To compare more directly, I installed 6.8.12-15-ice-fix-1 on node1 and node2, while node3 and node4 stayed on the older 6.8.12-11 kernel which in my setup does not show memory leaks. After about one hour node1 crashed completely and required a cold reset.

Right before the crash the logs showed Ceph RBD lock messages (“no lock owners detected”, “breaking header lock”, “breaking object map lock”), indicating that the client session was interrupted. Simultaneously the Proxmox firewall bridge devices reported state changes (“fwbr entered blocking and forwarding state”, “fwln entered disabled state”, “fwtap entered promiscuous mode”). In my environment this sequence of Ceph lock takeovers combined with bridge port reinitialization is a reliable indicator of an E810 NIC reset: the interface drops link, the Linux bridge cycles its ports, and Ceph connectivity is lost, forcing RBD locks to be reassigned. This points to a driver-level instability rather than expected cluster behaviour.

In summary:

  • Kernel 6.8.12-15-ice-fix-1 reduces but does not eliminate the memory leak.
  • With a mixed setup (two nodes on the patched kernel, two nodes on 6.8.12-11), node1 crashed hard within an hour — something I have not experienced with 6.8.12-11.

Has anyone else observed similar behaviour with this patched kernel?
 
For your information, I updated my previous post with the latest information we currently have. Thank you everyone for your valuable feedback! Thanks to this, we were able to identify that the issue is related to the ICE driver and/or Intel E810 NIC, possibly also related to Jumbo Frames / MTU 9000. I thus also updated my post asking for more information, now also asking for the MTU used for Ceph.
 
After about one hour node1 crashed completely and required a cold reset.

Right before the crash the logs showed Ceph RBD lock messages (“no lock owners detected”, “breaking header lock”, “breaking object map lock”), indicating that the client session was interrupted. Simultaneously the Proxmox firewall bridge devices reported state changes (“fwbr entered blocking and forwarding state”, “fwln entered disabled state”, “fwtap entered promiscuous mode”).
Just to confirm, did you also see any "out of memory" messages before the crash? I would like to know whether you experienced the same issue, or a different one. If in doubt, feel free to share the journal of node1 with us by executing the following command and attaching the generated file (please adapt the date and time to the time around the beginning of the issues, and until after the crash):
Code:
journalctl --since="2025-09-xx xx:xx" --until="2025-09-xx xx:xx" | gzip > $(hostname)-$(date -Is)-journal.txt.gz
 
Just to confirm, did you also see any "out of memory" messages before the crash? I would like to know whether you experienced the same issue, or a different one. If in doubt, feel free to share the journal of node1 with us by executing the following command and attaching the generated file (please adapt the date and time to the time around the beginning of the issues, and until after the crash):
Code:
journalctl --since="2025-09-xx xx:xx" --until="2025-09-xx xx:xx" | gzip > $(hostname)-$(date -Is)-journal.txt.gz

I also always use MTU 9000. Before the crash I did not observe any OOM messages. Node1 completely froze and required a hard power cycle to recover.

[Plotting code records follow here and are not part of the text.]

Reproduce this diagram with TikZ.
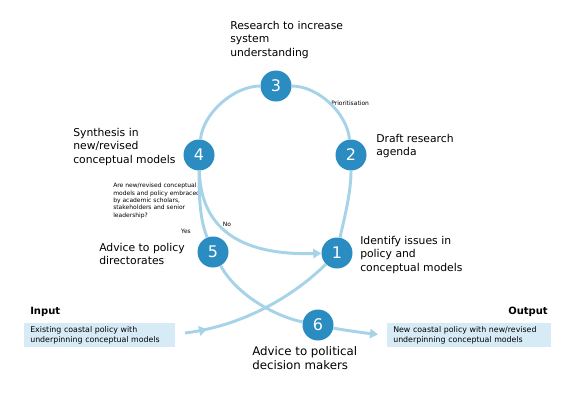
\documentclass[tikz,border=0pt]{standalone}
\usepackage{fontspec}
\setmainfont{DejaVu Sans}
\usetikzlibrary{arrows.meta,decorations.markings}
\definecolor{stageblue}{HTML}{2B8CC2}
\definecolor{flowblue}{HTML}{A6D3E8}
\definecolor{boxblue}{HTML}{D6EBF6}

\begin{document}
\begin{tikzpicture}[x=0.75pt,y=0.75pt,yscale=-1,xscale=1,
    stage/.style={circle,fill=stageblue,text=white,minimum size=23.25pt,inner sep=0pt,font=\fontsize{12}{12}\selectfont},
    flow/.style={color=flowblue,line width=2.2pt},
    tip/.style={-{Triangle[length=6pt,width=7pt]}},
    lbl/.style={anchor=north west,inner sep=0.75pt,align=left,font=\fontsize{8.1}{10}\selectfont},
    note/.style={inner sep=0.75pt,align=left,font=\fontsize{4.5}{5.5}\selectfont},
    iobox/.style={anchor=north west,fill=boxblue,inner xsep=4.5pt,inner ysep=0pt,minimum height=18pt,align=left,font=\fontsize{5.9}{7}\selectfont}]
    \useasboundingbox (0,0) rectangle (574,400);

    % Stages
    \node (n1) [stage] at (337,253) {1};
    \node (n2) [stage] at (351,155) {2};
    \node (n3) [stage] at (276,86) {3};
    \node (n4) [stage] at (199,155) {4};
    \node (n5) [stage] at (213,252) {5};
    \node (n6) [stage] at (318,325) {6};

    % Text Node
    \node (t1) [lbl] at (359,235) {Identify issues in\\policy and\\conceptual models};
    \node (t2) [lbl] at (375,133) {Draft research\\agenda};
    \node (t3) [lbl] at (229,20) {Research to increase\\system\\understanding};
    \node (t4) [lbl] at (72,127) {Synthesis in\\new/revised\\conceptual models};
    \node (t5) [lbl] at (98,242) {Advice to policy\\directorates};
    \node (t6) [lbl,font=\fontsize{8.85}{10.7}\selectfont] at (251,345) {Advice to political\\decision makers};
    % Small Text
    \node (prio) [note,anchor=west] at (330,103) {Prioritisation};
    \node (ask) [note,anchor=north west] at (112,182) {Are new/revised conceptual\\models and policy embraced\\by academic scholars,\\stakeholders and senior\\leadership?};
    \node (no) [note] at (227,224) {No};
    \node (yes) [note] at (186,231) {Yes};

    % Input / Output
    \node (inlbl) [anchor=west,inner sep=0.75pt,font=\bfseries\fontsize{7.5}{9}\selectfont] at (29,312) {Input};
    \node (outlbl) [anchor=east,inner sep=0.75pt,font=\bfseries\fontsize{7.5}{9}\selectfont] at (549,312) {Output};
    \node (inbox) [iobox,text width=104pt] at (24,323) {Existing coastal policy with\\underpinning conceptual models};
    \node (outbox) [iobox,text width=114pt] at (387,323) {New coastal policy with new/revised\\underpinning conceptual models};
    \coordinate (instart) at (185,333);

    % Loop
    \draw [flow] (n1) .. controls +(6,-30) and +(0,40) .. (n2);
    \draw [flow] (n2) .. controls +(-4,-42) and +(42,0) .. (n3);
    \draw [flow] (n3) .. controls +(-42,0) and +(4,-42) .. (n4);
    % Yes / No
    \draw [flow] (n4) .. controls +(0,50) and +(-12,-30) .. (n5);
    \draw [flow,tip] (n4) .. controls +(2,85) and +(-80,2) .. (n1);
    % Advice paths
    \draw [flow] (n5) .. controls +(25,45) and +(-40,-8) .. (n6);
    \draw [flow,tip,shorten >=6.75pt] (n6) .. controls +(25,5) and +(-20,-2) .. (outbox.west);
    \draw [flow,postaction={decorate},decoration={markings,mark=at position 0.14 with {\arrow{Triangle[length=6pt,width=7pt]}}}] (instart) .. controls +(65,-8) and +(-37,37) .. (n1);
\end{tikzpicture}
\end{document}
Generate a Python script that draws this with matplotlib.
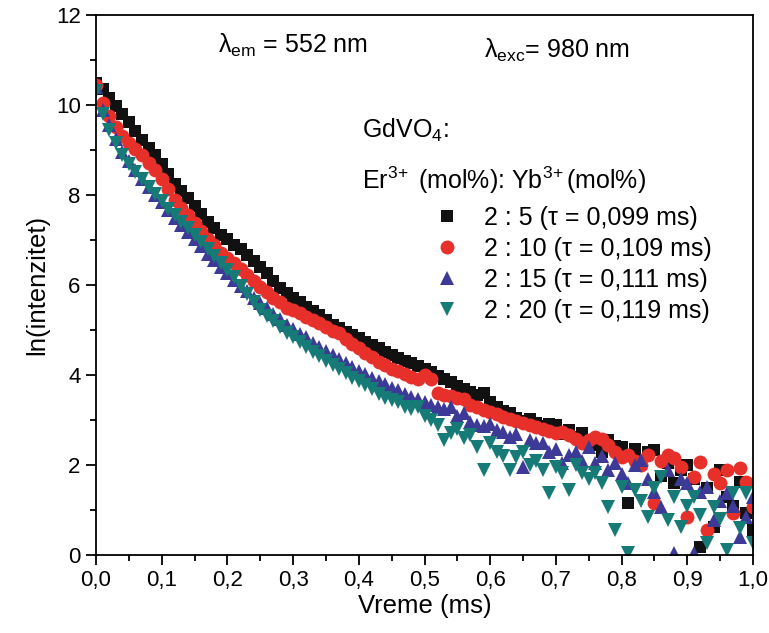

Right before the crash I saw the Ceph RBD lock break messages and Proxmox firewall bridge state changes, as shown in the attached screenshots. I’m also attaching the journal log from node1 for the relevant period.

Please note that I don’t know the exact crash time on Monday morning, as I had too much work at once, so the log covers a broader interval around the incident.